10 years before Edward Snowden’s controversial decision to leak documents that revealed that the NSA was spying on hundreds of millions of people around the world, Drake obeyed US whistleblower laws and addressed his concerns about the agency’s illegal conduct through official channels. As a result, Drake was fired, arrested at his home by armed FBI agents and charged with crimes that could have sent him to prison for life. Since then, Drake has only found work at Apple Store in Washington.

“The government spent many years trying to break me, and the more I resisted, the nastier they got,” Drake told The Guardian.

Edward Snowden has admitted that Drake’s Orwellian nightmare fueled his decision to disobey whistleblower laws.  In 2015, Snowden claimed that “it’s fair to say that if there hadn’t been a Thomas Drake, there wouldn’t have been an Edward Snowden.”

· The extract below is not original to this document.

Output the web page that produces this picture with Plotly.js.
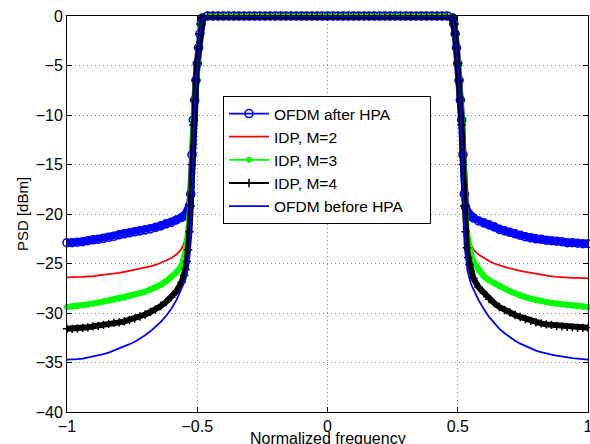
<!DOCTYPE html>
<html>
<head>
<meta charset="utf-8">
<script src="https://cdn.plot.ly/plotly-3.0.1.min.js"></script>
<style>html,body{margin:0;padding:0;background:#fff;}#chart{width:590px;height:444px;}</style>
</head>
<body>
<div id="chart"></div>
<script>
// Normalized frequency grid
var freq = [
  -1,-0.98,-0.96,-0.94,-0.92,-0.9,-0.88,-0.86,-0.84,-0.82,-0.8,-0.78,-0.76,-0.74,-0.72,-0.7,-0.68,-0.66,-0.64,-0.62,-0.6,-0.58,-0.56,
  -0.55,-0.545,-0.54,-0.535,-0.53,-0.525,-0.52,-0.515,-0.51,-0.505,-0.5,-0.495,-0.49,-0.485,-0.48,
  -0.46,-0.44,-0.42,-0.4,-0.38,-0.36,-0.34,-0.32,-0.3,-0.28,-0.26,-0.24,-0.22,-0.2,-0.18,-0.16,-0.14,-0.12,-0.1,-0.08,-0.06,-0.04,-0.02,
  0,0.02,0.04,0.06,0.08,0.1,0.12,0.14,0.16,0.18,0.2,0.22,0.24,0.26,0.28,0.3,0.32,0.34,0.36,0.38,0.4,0.42,0.44,0.46,
  0.48,0.485,0.49,0.495,0.5,0.505,0.51,0.515,0.52,0.525,0.53,0.535,0.54,0.545,0.55,
  0.56,0.58,0.6,0.62,0.64,0.66,0.68,0.7,0.72,0.74,0.76,0.78,0.8,0.82,0.84,0.86,0.88,0.9,0.92,0.94,0.96,0.98,1
];

// PSD [dBm] for each curve
var ofdmAfterHPA = [
  -22.9,-22.9,-22.85,-22.8,-22.7,-22.6,-22.55,-22.45,-22.35,-22.25,-22.1,-22.0,-21.9,-21.8,-21.7,-21.6,-21.5,-21.35,-21.2,-21.0,-20.85,-20.6,-20.35,
  -20.2,-20.1,-19.9,-19.6,-19.2,-18,-14,-10.5,-8.5,-6.5,-4.8,-3.2,-1.8,-0.8,-0.2,
  0,0,0,0,0,0,0,0,0,0,0,0,0,0,0,0,0,0,0,0,0,0,0,
  0,0,0,0,0,0,0,0,0,0,0,0,0,0,0,0,0,0,0,0,0,0,0,0,
  -0.2,-0.8,-1.8,-3.2,-4.8,-6.5,-8.5,-10.5,-14,-18,-19.3,-19.7,-19.95,-20.1,-20.2,
  -20.4,-20.7,-20.9,-21.1,-21.3,-21.55,-21.7,-21.85,-22.0,-22.15,-22.3,-22.4,-22.5,-22.55,-22.65,-22.7,-22.75,-22.8,-22.9,-22.9,-22.95,-23.0,-23.0
];
var idpM2 = [
  -26.4,-26.4,-26.35,-26.35,-26.3,-26.3,-26.2,-26.15,-26.1,-26.0,-25.95,-25.85,-25.75,-25.65,-25.55,-25.45,-25.3,-25.15,-24.95,-24.7,-24.45,-24.1,-23.5,
  -22.9,-22.4,-21.8,-21.0,-19.8,-18,-14,-10.5,-8.5,-6.5,-4.8,-3.2,-1.8,-0.8,-0.2,
  0,0,0,0,0,0,0,0,0,0,0,0,0,0,0,0,0,0,0,0,0,0,0,
  0,0,0,0,0,0,0,0,0,0,0,0,0,0,0,0,0,0,0,0,0,0,0,0,
  -0.2,-0.8,-1.8,-3.2,-4.8,-6.5,-8.5,-10.5,-14,-18,-20,-21.2,-22.0,-22.6,-23.0,
  -23.6,-24.1,-24.45,-24.75,-25.0,-25.2,-25.35,-25.5,-25.65,-25.75,-25.85,-25.95,-26.05,-26.15,-26.2,-26.3,-26.35,-26.4,-26.4,-26.45,-26.45,-26.5,-26.5
];
var idpM3 = [
  -29.4,-29.35,-29.3,-29.25,-29.15,-29.05,-28.95,-28.85,-28.75,-28.65,-28.55,-28.45,-28.3,-28.15,-28.0,-27.85,-27.65,-27.45,-27.15,-26.8,-26.4,-25.9,-25.2,
  -24.5,-23.8,-22.9,-21.8,-20.3,-18.3,-14,-10.5,-8.5,-6.5,-4.8,-3.2,-1.8,-0.8,-0.2,
  0,0,0,0,0,0,0,0,0,0,0,0,0,0,0,0,0,0,0,0,0,0,0,
  0,0,0,0,0,0,0,0,0,0,0,0,0,0,0,0,0,0,0,0,0,0,0,0,
  -0.2,-0.8,-1.8,-3.2,-4.8,-6.5,-8.5,-10.5,-14,-18.3,-20.3,-21.8,-22.8,-23.5,-24.0,
  -24.8,-25.7,-26.3,-26.7,-27.0,-27.3,-27.55,-27.8,-28.0,-28.25,-28.4,-28.55,-28.7,-28.8,-28.9,-29.0,-29.05,-29.1,-29.2,-29.25,-29.3,-29.35,-29.4
];
var idpM4 = [
  -31.6,-31.6,-31.55,-31.5,-31.45,-31.35,-31.3,-31.2,-31.1,-31.0,-30.95,-30.85,-30.7,-30.55,-30.35,-30.15,-29.9,-29.65,-29.3,-28.9,-28.4,-27.8,-26.9,
  -26.2,-25.6,-24.8,-23.6,-21.8,-19.2,-15,-11,-8.5,-6.5,-4.8,-3.2,-1.8,-0.8,-0.2,
  0,0,0,0,0,0,0,0,0,0,0,0,0,0,0,0,0,0,0,0,0,0,0,
  0,0,0,0,0,0,0,0,0,0,0,0,0,0,0,0,0,0,0,0,0,0,0,0,
  -0.2,-0.8,-1.8,-3.2,-4.8,-6.5,-8.5,-11,-15,-19.2,-21.8,-23.4,-24.4,-25.1,-25.7,
  -26.5,-27.4,-28.0,-28.6,-29.0,-29.4,-29.7,-29.95,-30.2,-30.4,-30.6,-30.8,-30.95,-31.05,-31.15,-31.2,-31.3,-31.35,-31.4,-31.45,-31.5,-31.5,-31.5
];
var ofdmBeforeHPA = [
  -34.7,-34.7,-34.65,-34.6,-34.5,-34.4,-34.3,-34.15,-34.0,-33.8,-33.6,-33.4,-33.15,-32.9,-32.6,-32.25,-31.85,-31.4,-30.9,-30.3,-29.6,-28.7,-27.6,
  -27.0,-26.6,-26.0,-25.2,-24.0,-21.5,-16.5,-12,-9,-6.8,-5.0,-3.3,-1.9,-0.9,-0.3,
  0,0,0,0,0,0,0,0,0,0,0,0,0,0,0,0,0,0,0,0,0,0,0,
  0,0,0,0,0,0,0,0,0,0,0,0,0,0,0,0,0,0,0,0,0,0,0,0,
  -0.3,-0.9,-1.9,-3.3,-5.0,-6.8,-9,-12,-16.5,-21.5,-24.0,-25.2,-26.0,-26.6,-27.0,
  -27.6,-28.7,-29.6,-30.4,-31.0,-31.6,-32.05,-32.45,-32.8,-33.1,-33.35,-33.6,-33.8,-33.95,-34.1,-34.2,-34.3,-34.4,-34.5,-34.55,-34.6,-34.65,-34.7
];

var seriesNames = ['OFDM after HPA','IDP, M=2','IDP, M=3','IDP, M=4','OFDM before HPA'];
var xTicks = [-1,-0.5,0,0.5,1];
var yTicks = [0,-5,-10,-15,-20,-25,-30,-35,-40];
var xTitle = 'Normalized frequency';
var yTitle = 'PSD [dBm]';

var FONT = '"Liberation Sans", Arial, Helvetica, sans-serif';
var PAD = '\u00a0\u00a0\u00a0\u00a0\u00a0';  // widens the legend box like the original

// The densely packed markers of the original form a solid band; a wide
// under-stroke of the same data reproduces that band.
function band(y, color, w) {
  return {x: freq, y: y, type: 'scatter', mode: 'lines', showlegend: false, hoverinfo: 'skip',
          line: {color: color, width: w}};
}

var traces = [
  band(ofdmAfterHPA, '#0000ff', 7),
  {x: freq, y: ofdmAfterHPA, name: seriesNames[0], type: 'scatter', mode: 'lines+markers', cliponaxis: false,
   line: {color: '#0000ff', width: 1.8},
   marker: {symbol: 'circle-open', size: 8, color: '#0000ff', line: {color: '#0000ff', width: 1.6}}},
  {x: freq, y: idpM2, name: seriesNames[1], type: 'scatter', mode: 'lines',
   line: {color: '#ff0000', width: 1.8}},
  band(idpM3, '#00ff00', 6),
  {x: freq, y: idpM3, name: seriesNames[2], type: 'scatter', mode: 'lines+markers', cliponaxis: false,
   line: {color: '#00ff00', width: 1.8},
   marker: {symbol: 'circle', size: 6, color: '#00ff00'}},
  band(idpM4, '#000000', 6),
  {x: freq, y: idpM4, name: seriesNames[3], type: 'scatter', mode: 'lines+markers', cliponaxis: false,
   line: {color: '#000000', width: 1.8},
   marker: {symbol: 'cross-thin', size: 6, color: '#000000', line: {color: '#000000', width: 1.5}}},
  {x: freq, y: ofdmBeforeHPA, name: seriesNames[4] + PAD, type: 'scatter', mode: 'lines',
   line: {color: '#0000ff', width: 1.8}}
];

var axisCommon = {
  showline: true, linecolor: '#000', linewidth: 1, mirror: 'ticks',
  ticks: 'inside', ticklen: 5, tickwidth: 1, tickcolor: '#000',
  showgrid: true, gridcolor: '#8a8a8a', griddash: '1px,3px', gridwidth: 1,
  zeroline: false, ticklabeloverflow: 'allow',
  tickfont: {family: FONT, size: 16, color: '#000'}
};

var layout = {
  width: 590, height: 444,
  margin: {l: 67, r: 2, t: 16, b: 32, pad: 0},
  paper_bgcolor: '#fff', plot_bgcolor: '#fff',
  font: {family: FONT, size: 16, color: '#000'},
  showlegend: true,
  xaxis: Object.assign({}, axisCommon, {
    range: [-1, 1], tickmode: 'array', tickvals: xTicks
  }),
  yaxis: Object.assign({}, axisCommon, {
    range: [-40, 0], tickmode: 'array', tickvals: yTicks, automargin: true,
    title: {text: yTitle, font: {family: FONT, size: 15, color: '#000'}, standoff: 3}
  }),
  annotations: [{
    text: xTitle, xref: 'paper', yref: 'paper', x: 0.5, y: -0.067,
    xanchor: 'center', yanchor: 'middle', showarrow: false,
    font: {family: FONT, size: 16, color: '#000'}
  }],
  legend: {
    x: 0.2994, y: 0.798, xanchor: 'left', yanchor: 'top',
    bgcolor: '#fff', bordercolor: '#000', borderwidth: 1,
    font: {family: FONT, size: 15.5, color: '#000'},
    itemwidth: 40, tracegroupgap: 0
  }
};

Plotly.newPlot('chart', traces, layout, {displayModeBar: false, staticPlot: true});
</script>
</body>
</html>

“Name one whistleblower from the intelligence community whose disclosures led to real change – overturning laws, ending policies – who didn’t face retaliation as a result. The protections just aren’t there,” Snowden said. “The sad reality of today’s policies is that going to the inspector general with evidence of truly serious wrongdoing is often a mistake. Going to the press involves serious risks, but at least you’ve got a chance.”

Before Crane’s dismissal from the NSA, he fought to protect Drake from unfair treatment at the hands of the government. Interviews with Crane reveal that Pentagon officials repeatedly broke the law to persecute Drake. According to the interviews, officials illegally revealed Drake’s name to the Justice Department and lied to a federal judge about withholding evidence.

Crane’s unusual courage perhaps stems from his grandfather – a German army officer who once faced down Adolf Hitler at gunpoint on the night the infamous leader tried to take over Germany.

According to his interview with The Guardian, Crane’s grandfather, Günther Rüdel, confronted Hitler during the Beer Hall Putsch in 1923 in which the Nazi Party leader plotted to overthrow the Weimar Republic. According to Rüdel’s affadivit that detailed the Putsch, Crane’s grandfather defiantly told Hitler that his plans to take over Germany were doomed for failure.

“Hitler, with pistol held high, escorted on right and left by armed men, his tunic stained with beer, stormed through the hall towards the podium,” Rüdel wrote in his affidavit. “When he was directly in front of us, police chief Von Seisser’s adjutant gripped [but did not unsheath] his sword. Hitler immediately aimed his pistol at the man’s chest. I shouted, ‘Mr Hitler, in this way you will never liberate Germany.’ Hitler hesitated, lowered his pistol and pushed his way between us to the podium.”

In an interview, NSA whistleblower William Binney compared illegal NSA spying to the the conduct of the Nazi’s in the early 20th century. “They’re saying, ‘We’re doing this to protect you,’” Binney claimed. “I will tell you that that’s exactly what the Nazis said in Special Order 48 in 1933 – we’re doing this to protect you. And that’s how they got rid of all of their political opponents.”

Crane is determined to get his job back so that he can continue to protect NSA whistleblowers. “I just want to see the system work properly,” he says. “I know the system can fail – world war two, Nazi Germany – but I also know that you need to do what is right. Because the government is so powerful, you need to have it run efficiently and honestly and according to the law.”